AIM OF THE EXERCISE
Your task is to locate every line holding the string "this" and to copy each of them.

(Entries taken from a collection)
BEGIN
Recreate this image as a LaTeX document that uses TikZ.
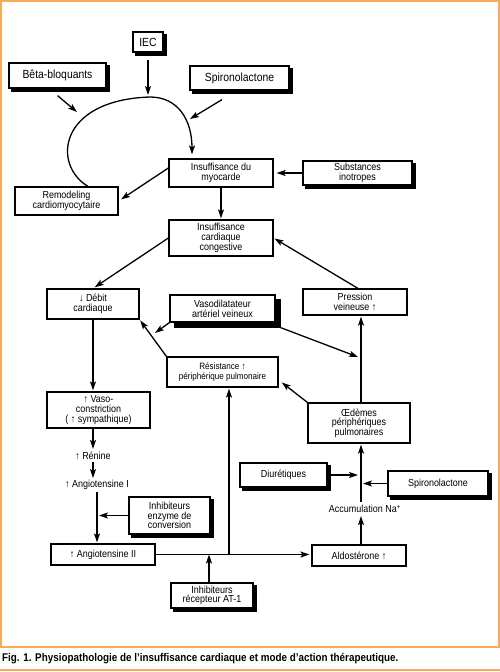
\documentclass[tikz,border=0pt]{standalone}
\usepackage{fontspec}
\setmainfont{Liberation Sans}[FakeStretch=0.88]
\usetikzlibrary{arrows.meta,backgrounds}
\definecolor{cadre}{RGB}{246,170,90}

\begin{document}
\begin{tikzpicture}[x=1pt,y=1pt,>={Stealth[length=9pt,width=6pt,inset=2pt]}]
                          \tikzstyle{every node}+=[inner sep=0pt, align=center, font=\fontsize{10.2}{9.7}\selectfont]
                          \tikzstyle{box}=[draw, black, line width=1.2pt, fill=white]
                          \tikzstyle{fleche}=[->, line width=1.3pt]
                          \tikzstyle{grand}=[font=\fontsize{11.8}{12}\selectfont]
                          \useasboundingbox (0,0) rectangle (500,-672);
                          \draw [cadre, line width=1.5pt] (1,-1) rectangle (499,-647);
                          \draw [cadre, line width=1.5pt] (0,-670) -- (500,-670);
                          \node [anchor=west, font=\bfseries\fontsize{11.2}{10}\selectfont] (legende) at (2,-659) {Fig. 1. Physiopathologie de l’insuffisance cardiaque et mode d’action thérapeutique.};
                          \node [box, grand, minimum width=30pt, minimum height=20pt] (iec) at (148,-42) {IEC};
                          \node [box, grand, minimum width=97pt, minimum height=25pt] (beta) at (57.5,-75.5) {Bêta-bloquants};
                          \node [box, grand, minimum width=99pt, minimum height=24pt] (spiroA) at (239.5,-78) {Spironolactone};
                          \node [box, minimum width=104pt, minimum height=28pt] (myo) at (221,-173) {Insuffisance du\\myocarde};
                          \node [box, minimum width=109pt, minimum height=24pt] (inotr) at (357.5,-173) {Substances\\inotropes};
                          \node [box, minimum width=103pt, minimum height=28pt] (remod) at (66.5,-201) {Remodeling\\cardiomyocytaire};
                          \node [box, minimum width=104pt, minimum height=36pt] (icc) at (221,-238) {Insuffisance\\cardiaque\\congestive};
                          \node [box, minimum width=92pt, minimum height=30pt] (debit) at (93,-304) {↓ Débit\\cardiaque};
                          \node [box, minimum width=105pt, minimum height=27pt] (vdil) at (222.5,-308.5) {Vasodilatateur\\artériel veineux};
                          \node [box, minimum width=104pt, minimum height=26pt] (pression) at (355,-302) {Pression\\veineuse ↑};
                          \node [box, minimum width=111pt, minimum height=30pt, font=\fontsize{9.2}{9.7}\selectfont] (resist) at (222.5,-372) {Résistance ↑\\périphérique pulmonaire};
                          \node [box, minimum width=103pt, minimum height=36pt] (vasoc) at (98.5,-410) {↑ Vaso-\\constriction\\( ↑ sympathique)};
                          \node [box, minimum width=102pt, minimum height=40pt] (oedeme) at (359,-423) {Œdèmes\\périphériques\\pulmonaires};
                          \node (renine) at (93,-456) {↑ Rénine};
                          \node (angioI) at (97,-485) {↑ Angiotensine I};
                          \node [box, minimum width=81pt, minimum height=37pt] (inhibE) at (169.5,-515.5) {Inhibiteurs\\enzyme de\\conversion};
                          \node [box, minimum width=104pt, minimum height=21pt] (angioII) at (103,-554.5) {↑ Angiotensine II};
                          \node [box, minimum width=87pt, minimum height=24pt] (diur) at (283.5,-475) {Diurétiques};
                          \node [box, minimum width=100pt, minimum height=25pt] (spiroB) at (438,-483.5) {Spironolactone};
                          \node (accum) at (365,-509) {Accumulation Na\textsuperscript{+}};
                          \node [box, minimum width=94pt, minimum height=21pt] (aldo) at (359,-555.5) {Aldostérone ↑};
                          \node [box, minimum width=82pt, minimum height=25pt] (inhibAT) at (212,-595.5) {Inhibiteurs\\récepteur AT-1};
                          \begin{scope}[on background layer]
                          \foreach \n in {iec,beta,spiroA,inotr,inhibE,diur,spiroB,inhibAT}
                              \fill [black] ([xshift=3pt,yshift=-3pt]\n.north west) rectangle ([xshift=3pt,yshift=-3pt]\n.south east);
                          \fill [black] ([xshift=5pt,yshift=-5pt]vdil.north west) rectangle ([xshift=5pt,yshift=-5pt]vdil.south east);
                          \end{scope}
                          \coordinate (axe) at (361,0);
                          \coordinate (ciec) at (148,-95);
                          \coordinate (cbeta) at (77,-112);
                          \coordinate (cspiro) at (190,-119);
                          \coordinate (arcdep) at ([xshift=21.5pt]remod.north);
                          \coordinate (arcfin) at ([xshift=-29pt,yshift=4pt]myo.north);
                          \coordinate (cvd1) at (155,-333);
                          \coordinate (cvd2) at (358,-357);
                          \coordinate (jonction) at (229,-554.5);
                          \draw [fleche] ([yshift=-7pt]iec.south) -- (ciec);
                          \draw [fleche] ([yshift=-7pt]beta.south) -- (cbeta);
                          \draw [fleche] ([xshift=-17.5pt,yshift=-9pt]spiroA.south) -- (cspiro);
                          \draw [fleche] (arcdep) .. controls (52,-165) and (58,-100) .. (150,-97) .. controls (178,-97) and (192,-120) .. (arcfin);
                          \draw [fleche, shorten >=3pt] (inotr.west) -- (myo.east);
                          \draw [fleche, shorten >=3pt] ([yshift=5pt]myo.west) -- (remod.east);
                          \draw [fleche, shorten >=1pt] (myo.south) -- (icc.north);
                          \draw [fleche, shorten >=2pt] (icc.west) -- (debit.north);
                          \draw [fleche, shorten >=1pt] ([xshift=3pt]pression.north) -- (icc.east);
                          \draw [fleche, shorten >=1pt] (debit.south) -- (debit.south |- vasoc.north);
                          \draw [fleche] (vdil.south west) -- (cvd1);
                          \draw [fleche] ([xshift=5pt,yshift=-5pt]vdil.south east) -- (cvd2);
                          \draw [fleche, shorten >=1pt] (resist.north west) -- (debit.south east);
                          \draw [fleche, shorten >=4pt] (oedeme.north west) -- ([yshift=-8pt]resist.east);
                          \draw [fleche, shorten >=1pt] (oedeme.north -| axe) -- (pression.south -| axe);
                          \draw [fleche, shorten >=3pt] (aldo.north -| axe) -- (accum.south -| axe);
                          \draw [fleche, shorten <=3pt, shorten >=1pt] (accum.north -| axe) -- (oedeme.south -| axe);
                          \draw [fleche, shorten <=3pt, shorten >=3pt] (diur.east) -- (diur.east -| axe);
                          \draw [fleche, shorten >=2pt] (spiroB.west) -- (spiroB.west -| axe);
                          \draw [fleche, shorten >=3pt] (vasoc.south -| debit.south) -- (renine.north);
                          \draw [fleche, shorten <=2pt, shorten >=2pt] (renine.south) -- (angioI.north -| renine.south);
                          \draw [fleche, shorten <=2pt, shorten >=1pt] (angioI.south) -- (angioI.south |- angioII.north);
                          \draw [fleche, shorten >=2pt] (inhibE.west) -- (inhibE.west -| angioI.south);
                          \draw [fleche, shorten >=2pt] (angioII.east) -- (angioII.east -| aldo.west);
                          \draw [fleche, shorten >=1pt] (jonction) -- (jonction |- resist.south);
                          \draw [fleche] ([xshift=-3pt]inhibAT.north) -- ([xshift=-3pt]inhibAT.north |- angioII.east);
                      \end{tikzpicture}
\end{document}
END
BEGIN
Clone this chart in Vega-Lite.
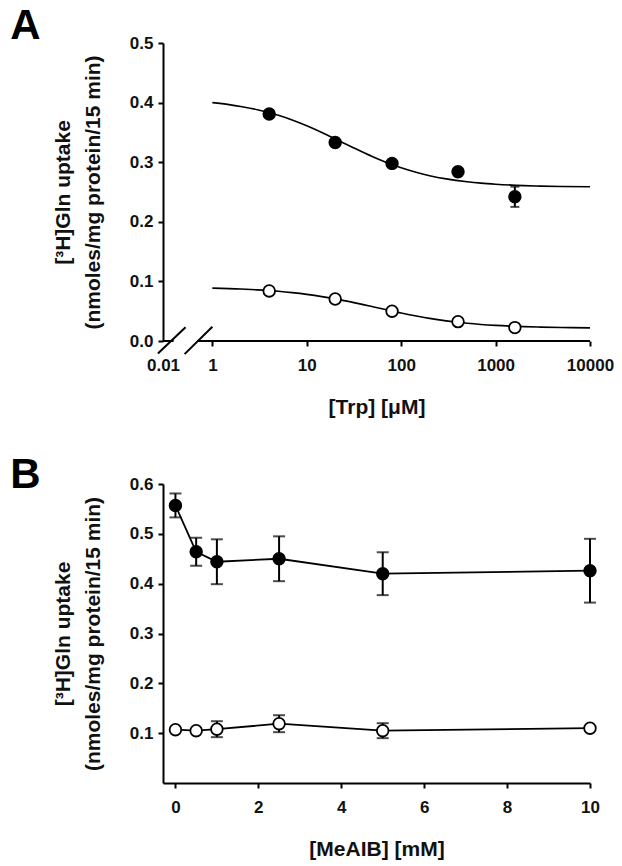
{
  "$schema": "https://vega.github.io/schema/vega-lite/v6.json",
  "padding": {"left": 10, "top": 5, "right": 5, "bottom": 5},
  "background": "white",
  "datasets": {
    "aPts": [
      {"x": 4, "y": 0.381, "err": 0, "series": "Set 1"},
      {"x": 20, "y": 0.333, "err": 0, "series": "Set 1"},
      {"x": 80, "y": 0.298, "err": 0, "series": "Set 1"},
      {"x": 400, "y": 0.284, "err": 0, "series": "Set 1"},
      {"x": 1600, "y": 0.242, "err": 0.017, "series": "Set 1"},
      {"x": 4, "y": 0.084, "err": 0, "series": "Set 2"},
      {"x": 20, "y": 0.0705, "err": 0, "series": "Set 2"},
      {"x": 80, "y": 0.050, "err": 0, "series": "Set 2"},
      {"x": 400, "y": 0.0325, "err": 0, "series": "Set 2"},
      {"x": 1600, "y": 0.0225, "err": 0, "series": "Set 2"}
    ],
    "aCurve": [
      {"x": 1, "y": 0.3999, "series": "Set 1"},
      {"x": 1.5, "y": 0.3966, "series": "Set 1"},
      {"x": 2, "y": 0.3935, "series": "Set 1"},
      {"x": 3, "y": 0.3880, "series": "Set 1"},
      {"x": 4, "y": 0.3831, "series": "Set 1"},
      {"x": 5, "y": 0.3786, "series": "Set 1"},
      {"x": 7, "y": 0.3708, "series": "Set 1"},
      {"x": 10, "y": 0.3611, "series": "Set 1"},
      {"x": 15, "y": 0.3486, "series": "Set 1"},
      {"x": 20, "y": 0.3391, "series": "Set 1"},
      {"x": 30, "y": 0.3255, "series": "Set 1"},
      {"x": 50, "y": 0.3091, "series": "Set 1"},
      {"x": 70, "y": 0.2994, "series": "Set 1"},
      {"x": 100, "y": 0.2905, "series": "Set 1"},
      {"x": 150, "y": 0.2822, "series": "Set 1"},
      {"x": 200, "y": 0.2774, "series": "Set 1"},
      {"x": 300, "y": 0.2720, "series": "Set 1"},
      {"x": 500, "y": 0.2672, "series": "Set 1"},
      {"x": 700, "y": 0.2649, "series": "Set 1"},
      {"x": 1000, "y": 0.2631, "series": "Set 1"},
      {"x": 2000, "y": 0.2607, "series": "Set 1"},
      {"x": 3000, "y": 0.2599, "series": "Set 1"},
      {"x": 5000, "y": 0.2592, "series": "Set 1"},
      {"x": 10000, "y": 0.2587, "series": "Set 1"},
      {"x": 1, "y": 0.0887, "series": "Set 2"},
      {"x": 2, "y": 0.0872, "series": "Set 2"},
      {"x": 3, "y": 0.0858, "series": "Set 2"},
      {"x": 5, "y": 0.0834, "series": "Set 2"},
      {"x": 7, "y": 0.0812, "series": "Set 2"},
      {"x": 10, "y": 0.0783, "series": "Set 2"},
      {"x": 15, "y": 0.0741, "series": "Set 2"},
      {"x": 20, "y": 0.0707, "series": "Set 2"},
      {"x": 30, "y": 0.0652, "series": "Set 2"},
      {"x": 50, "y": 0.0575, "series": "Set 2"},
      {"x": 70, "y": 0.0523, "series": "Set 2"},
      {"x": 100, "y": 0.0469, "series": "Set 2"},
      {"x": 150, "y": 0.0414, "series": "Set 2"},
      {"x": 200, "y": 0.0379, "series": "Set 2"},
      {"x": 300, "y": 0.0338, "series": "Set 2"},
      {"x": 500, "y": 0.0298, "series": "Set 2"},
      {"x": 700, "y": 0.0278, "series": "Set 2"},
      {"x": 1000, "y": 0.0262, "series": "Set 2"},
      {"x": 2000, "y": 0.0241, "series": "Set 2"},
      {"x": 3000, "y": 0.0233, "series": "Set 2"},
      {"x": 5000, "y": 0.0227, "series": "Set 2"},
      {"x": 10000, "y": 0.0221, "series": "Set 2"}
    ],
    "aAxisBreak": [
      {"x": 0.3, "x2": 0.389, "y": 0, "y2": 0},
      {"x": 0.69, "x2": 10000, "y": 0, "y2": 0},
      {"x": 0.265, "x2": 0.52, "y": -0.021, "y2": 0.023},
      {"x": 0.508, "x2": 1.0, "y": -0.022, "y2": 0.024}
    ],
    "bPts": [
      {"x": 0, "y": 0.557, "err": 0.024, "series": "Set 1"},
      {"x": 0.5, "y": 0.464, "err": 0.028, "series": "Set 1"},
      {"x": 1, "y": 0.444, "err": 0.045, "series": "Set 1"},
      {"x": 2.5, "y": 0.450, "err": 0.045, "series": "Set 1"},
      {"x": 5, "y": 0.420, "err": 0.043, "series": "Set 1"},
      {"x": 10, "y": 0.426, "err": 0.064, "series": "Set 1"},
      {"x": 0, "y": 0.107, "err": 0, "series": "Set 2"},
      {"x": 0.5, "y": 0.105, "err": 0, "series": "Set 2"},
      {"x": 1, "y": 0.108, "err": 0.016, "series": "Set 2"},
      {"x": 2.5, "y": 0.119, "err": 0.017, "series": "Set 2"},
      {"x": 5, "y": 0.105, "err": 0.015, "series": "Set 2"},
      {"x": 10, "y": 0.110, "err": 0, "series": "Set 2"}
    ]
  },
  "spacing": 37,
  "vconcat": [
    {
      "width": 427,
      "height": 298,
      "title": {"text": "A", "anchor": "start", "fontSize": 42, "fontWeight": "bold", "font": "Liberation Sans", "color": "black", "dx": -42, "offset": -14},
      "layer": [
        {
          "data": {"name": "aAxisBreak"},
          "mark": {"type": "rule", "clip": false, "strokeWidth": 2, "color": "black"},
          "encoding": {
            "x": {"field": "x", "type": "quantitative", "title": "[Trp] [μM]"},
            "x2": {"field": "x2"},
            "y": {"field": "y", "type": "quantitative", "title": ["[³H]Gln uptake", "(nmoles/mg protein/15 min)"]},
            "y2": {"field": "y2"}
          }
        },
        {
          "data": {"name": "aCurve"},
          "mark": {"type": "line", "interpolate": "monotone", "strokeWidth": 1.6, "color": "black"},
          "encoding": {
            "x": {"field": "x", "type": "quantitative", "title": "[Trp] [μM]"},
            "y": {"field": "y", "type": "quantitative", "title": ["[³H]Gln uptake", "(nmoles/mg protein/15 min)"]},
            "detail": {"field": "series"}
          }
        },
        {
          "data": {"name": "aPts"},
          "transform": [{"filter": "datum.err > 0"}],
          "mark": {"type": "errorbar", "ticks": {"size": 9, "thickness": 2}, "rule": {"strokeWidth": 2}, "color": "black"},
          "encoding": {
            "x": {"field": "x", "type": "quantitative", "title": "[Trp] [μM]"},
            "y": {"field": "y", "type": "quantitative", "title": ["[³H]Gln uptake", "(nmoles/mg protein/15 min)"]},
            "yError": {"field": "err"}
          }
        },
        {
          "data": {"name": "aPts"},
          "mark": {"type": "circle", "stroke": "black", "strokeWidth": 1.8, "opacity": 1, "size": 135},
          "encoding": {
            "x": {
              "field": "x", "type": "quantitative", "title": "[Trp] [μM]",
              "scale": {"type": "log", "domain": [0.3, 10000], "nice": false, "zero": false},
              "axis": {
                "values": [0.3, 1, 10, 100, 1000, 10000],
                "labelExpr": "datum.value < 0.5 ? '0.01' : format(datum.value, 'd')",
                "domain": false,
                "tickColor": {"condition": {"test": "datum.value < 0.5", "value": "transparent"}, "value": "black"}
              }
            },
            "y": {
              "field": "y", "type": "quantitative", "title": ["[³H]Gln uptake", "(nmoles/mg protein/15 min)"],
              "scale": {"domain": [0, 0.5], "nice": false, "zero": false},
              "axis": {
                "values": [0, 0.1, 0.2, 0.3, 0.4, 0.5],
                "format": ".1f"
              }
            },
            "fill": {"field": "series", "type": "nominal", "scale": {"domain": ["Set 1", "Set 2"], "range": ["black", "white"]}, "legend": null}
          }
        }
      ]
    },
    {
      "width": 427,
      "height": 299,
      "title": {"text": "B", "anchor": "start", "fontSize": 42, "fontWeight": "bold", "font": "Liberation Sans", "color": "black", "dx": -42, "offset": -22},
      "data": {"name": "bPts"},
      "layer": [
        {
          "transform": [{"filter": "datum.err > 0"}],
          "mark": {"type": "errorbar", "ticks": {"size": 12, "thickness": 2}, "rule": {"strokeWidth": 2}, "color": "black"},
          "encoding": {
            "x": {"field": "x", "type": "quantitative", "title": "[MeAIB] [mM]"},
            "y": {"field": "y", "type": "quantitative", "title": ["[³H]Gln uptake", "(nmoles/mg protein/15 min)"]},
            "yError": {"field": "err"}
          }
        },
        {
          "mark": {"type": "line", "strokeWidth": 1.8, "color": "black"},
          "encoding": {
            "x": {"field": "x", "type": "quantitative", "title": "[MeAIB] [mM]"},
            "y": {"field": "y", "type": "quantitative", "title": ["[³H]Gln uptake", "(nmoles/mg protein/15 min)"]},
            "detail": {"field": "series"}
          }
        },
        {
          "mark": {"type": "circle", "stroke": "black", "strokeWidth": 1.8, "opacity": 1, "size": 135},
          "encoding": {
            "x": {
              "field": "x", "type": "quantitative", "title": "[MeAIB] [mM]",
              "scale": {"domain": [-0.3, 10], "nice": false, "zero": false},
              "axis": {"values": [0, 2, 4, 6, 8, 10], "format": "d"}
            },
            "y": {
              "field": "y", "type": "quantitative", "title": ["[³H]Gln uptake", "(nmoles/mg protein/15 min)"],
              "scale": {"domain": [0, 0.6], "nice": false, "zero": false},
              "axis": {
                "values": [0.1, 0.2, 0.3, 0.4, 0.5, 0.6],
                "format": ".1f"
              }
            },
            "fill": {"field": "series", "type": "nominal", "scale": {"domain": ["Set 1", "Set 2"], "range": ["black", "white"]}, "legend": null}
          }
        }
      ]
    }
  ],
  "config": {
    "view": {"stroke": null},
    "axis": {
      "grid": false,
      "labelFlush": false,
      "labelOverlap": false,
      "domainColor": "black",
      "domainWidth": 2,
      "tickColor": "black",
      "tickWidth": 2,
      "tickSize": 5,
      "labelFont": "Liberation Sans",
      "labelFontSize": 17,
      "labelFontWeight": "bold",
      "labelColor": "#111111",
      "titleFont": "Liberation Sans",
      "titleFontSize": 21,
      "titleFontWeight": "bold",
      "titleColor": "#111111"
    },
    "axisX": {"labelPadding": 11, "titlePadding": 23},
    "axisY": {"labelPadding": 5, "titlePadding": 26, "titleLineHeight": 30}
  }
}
END
WRITTEN ANSWER
Recreate this image as a LaTeX document that uses TikZ.
Clone this chart in Vega-Lite.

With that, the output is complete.